Meditationstempel und Wolkenkuckucksheim

Das Werk, für das man am meisten Ruhe braucht, ist definitiv der Meditationstempel des bulgarischen Künstlers Rumen Dimitrov. Umgeben von Holzpfählen lädt ein Thron in der Mitte der Skulptur ein, die Ruhe des Waldes zu genießen – vorausgesetzt, die nächsten Spaziergänger*innen warten nicht schon mit der Handykamera.

Bis zu 1.000 Menschen haben den Waldkunstpfad an einem Wochenende im September besucht. Zu Recht: Auch das elfte neue Werk lädt ein, sich intensiv mit Themen zu beschäftigen, die unsere Gesellschaft prägen: Fredie Beckmans hat mit dem „Wolkenkuckucksheim“ Vogelhäuser geschreinert, die Platz bieten für Vögel aus aller Herren Länder.
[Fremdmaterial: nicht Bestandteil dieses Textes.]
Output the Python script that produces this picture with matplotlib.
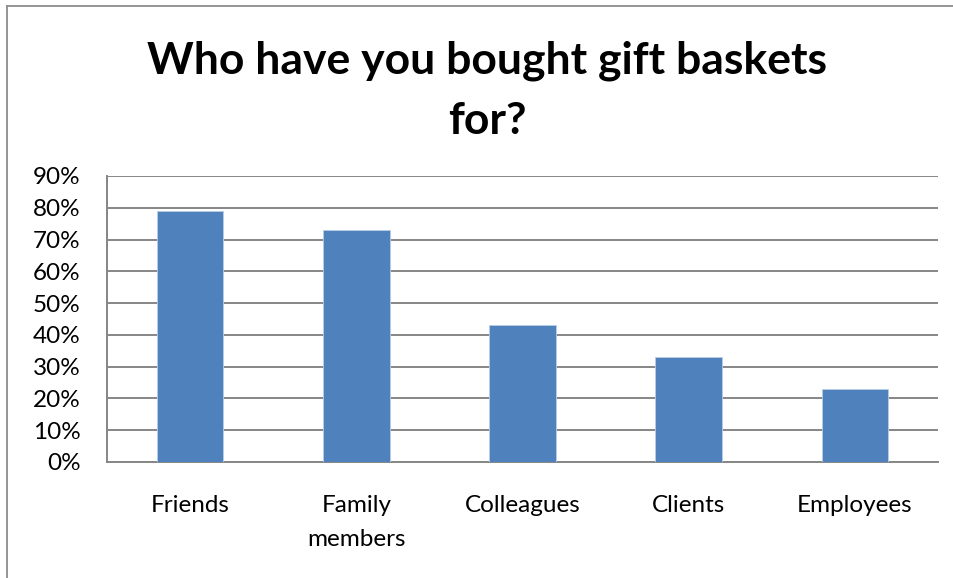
import matplotlib
matplotlib.use("Agg")
import matplotlib.pyplot as plt
from matplotlib.lines import Line2D
from matplotlib.ticker import PercentFormatter

categories = ["Friends", "Family\nmembers", "Colleagues", "Clients", "Employees"]
shares = [79, 73, 43, 33, 23]
y_ticks = [0, 10, 20, 30, 40, 50, 60, 70, 80, 90]
title = "Who have you bought gift baskets\nfor?"

W, H = 954, 578
fig = plt.figure(figsize=(W / 100, H / 100), dpi=100)
fig.patch.set_facecolor("white")

font = "Lato"
grid_col = "#868686"

ax = fig.add_axes([107 / W, 1 - 462 / H, (938 - 107) / W, (462 - 176) / H])
x = range(len(categories))
ax.bar(x, shares, width=0.4, color="#4F81BD", edgecolor="#B9CDE5",
       linewidth=0.6, zorder=3)

ax.set_xlim(-0.5, len(categories) - 0.5)
ax.set_ylim(0, 90)
ax.set_yticks(y_ticks)
ax.yaxis.set_major_formatter(PercentFormatter(decimals=0))
ax.set_xticks(list(x))
ax.set_xticklabels(categories, fontfamily=font, fontsize=17.5, linespacing=1.75)
for lab in ax.get_yticklabels():
    lab.set_fontfamily(font)
    lab.set_fontsize(17.5)
ax.tick_params(axis="y", length=0, pad=19, colors="black")
ax.tick_params(axis="x", length=0, pad=24, colors="black")
ax.grid(axis="y", color=grid_col, linewidth=1.4, zorder=0)
for side in ("top", "right"):
    ax.spines[side].set_visible(False)
for side in ("left", "bottom"):
    ax.spines[side].set_color(grid_col)
    ax.spines[side].set_linewidth(1.4)
ax.set_axisbelow(True)

# chart title
fig.text(487 / W, 1 - 91 / H, title, ha="center", va="center",
         fontfamily=font, fontweight="bold", fontsize=32, linespacing=1.6)

# outer chart frame (top and left edges)
fig.add_artist(Line2D([7 / W, 1], [1 - 5.5 / H] * 2, transform=fig.transFigure,
                      color="#8C8C8C", linewidth=1.3))
fig.add_artist(Line2D([7 / W] * 2, [0, 1 - 5.5 / H], transform=fig.transFigure,
                      color="#8C8C8C", linewidth=1.3))

fig.savefig("out.png", dpi=100, facecolor="white")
Zum Beispiel dem Mangokauz, wie ein Schriftzug verrät.

Sich von den Installationen berühren und anregen zu lassen, ist auch im Herbst und Winter noch gut möglich. So lange, bis die Natur die Kunst verschluckt hat.

 

Foto: Jan Ehlers

Spaziergang 3: Zehnter Internationaler Waldkunstpfad

Strecke: 2,6 Kilometer über Wald- und Schotterwege

Anreise: Mit Fahrrad oder Auto bis zum Waldparkplatz neben dem Polizeipräsidium (Klappacher Straße 145). Für die Anreise mit dem ÖPNV am besten den R-Bus bis zur Haltestelle Marienhospital nehmen. Alternativ fahren die Tramlinien 9 und 2 sowie mehrere Buslinien bis zum Böllenfalltor. Von dort direkt am Goetheteich mit dem Rundweg beginnen.

Lieblingswerk: die Riesenspinne

Eintritt: Der Eintritt ist frei, der Verein für Internationale Waldkunst e. V. freut sich aber über Spenden für künftige Projekte.

Zur Belohnung: Ein Abstecher über die Ludwigshöhe (und die dortige Ludwigsklause) dauert nur wenige Minuten.

Fun Fact: 15 Künstler*innen aus acht Ländern haben in diesem Jahr zusätzlich elf Waldkunstinstallationen im Forst am Böllenfalltor gebaut (und drei Installationen bei der Grube Messel). Zum Jubiläum hatte Kuratorin Ute Ritschel auch ehemalige Künstler*innen erneut eingeladen. Auf dem Pfad gibt es zudem mehr als 30 Kunstwerke aus vergangenen Biennalen zu bestaunen.